Historic Structures

Building Alterations Academy Building, Fall River Massachusetts

Exterior changes to the block as a whole are mostly confined to the street-level shops, which probably had cast iron storefronts similar to those now only found on the building's east (rear) elevation. Storefronts were not only changed but totally restructured in the twentieth century, judging from the massive redlead-primed steel members used.

The Theatre portion of the building was demolished in the 1980s, the following describes the condition and changes to the theatre prior to that time.
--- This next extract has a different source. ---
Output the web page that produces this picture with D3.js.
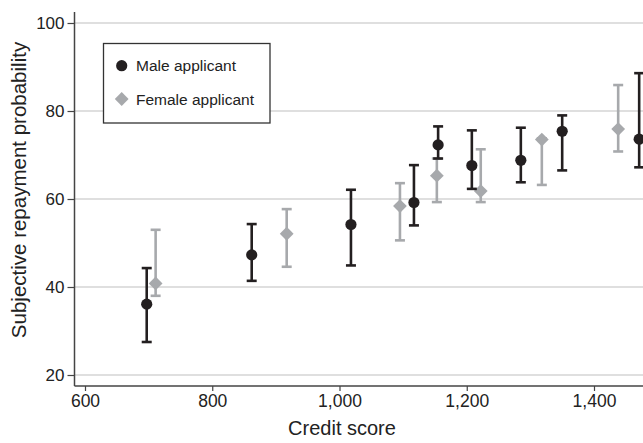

The Academy of Music reopened as a movie theatre on Wednesday, November 20th, 1945, after extensive renovations by Zeitz Theatres of Fall River, Inc., who had leased the building from the Dunn family, adding it to a family of theatres in New Bedford, Portland and Newport, A newspaper account on November 15th of that year describes the theatre as "redecorated and refurnished," and physical inspection confirms that alterations were not structural. Changes were as follows:

South Main Street Entrance and Marquee: The aluminum marquee, with red panels and a back-lighted program directory, dates from 1945 as does the aluminum cladding of the entry. The existence of an earlier canopy or marquee can be deduced from the early cast lion's heads to which the marquee chains were presumably fastened. No other trace of this earlier feature remains.

An undistinguished aluminum ticket booth was placed in the street-level entrance at this time. since theatre tickets had hitherto been sold in the shop next door. Aluminum exit/entry doors bisect the floor mosiac in this small entry space. Before this renovation, street-level doors either existed outside the mosiac, along the street line (where any trace has been obliterated by the new marquee), or did not exist at all. The latter possibility, is supported by a row of original doors with locks at a landing between the street and the lobby level.

Upstairs Lobby and Theatre Interior: The principal interior changes were cosmetic. Most important was the installation of new seating at both the orchestra level and first balcony. Thirteen hundred seats were installed of which approximately 800-900 are still in place. The seating arrangement appears unchanged from the descriptions of the original theatre. The hollow steel seats are beige, of "streamlined" design, with raised embossing, rounded corners and edges, upholstered seats and backs and wooden arm rests (birch) above the pressed metal. The first balcony seating is slightly different in detail.

Besides new seating the Zeitz Company installed new carpeting and repainted the theater. Blue gray was used on the woodwork and red was used on plastered surfaces. This color scheme was coordinated with the new carpeting. Newspaper accounts imply total recarpeting, but the ornate red carpet with a foliate motif at the orchestra level may date from the 19th century. The red carpet with black lines on the balconies, however, can certainly be attributed to the 1940's.

The second balcony was closed to the public in 1946. A non-permanent screen was hung from the flies of the theater and a small projection booth was installed there. The "Voice of the Theatre," a new General Electric sound system was installed, Air-conditioners were probably installed in the late 1950's.

Washrooms: Materials and fixtures used in renovation of the washrooms included asbestos floor tiles, cardboard walls and inexpensive white fixtures.

Chandelier: The only other significant element of the remodelling was the cleaning of the huge, central chandelier. According to the newspaper account "The chandelier in the center, a mark of distinction in the past, has been renovated and polished until it blazes with a veritable sunburst when lighted." Presumably, this dominant element of the interior is not mentioned in the earliest accounts, which talk instead of gas jets at various locations. The chandelier was probably added in the early 20th century although no records of this addition have been located. Installation of the chandelier may have been associated with William 0. Dunn's purchase and mortgage in 1910.

In 1946 fire escapes were added to the south and east walls of the theatre, facing the rear courtyard and Second Street respectively. New exit doors were opened to each of these two fire escapes from all levels, making a total of six new exits.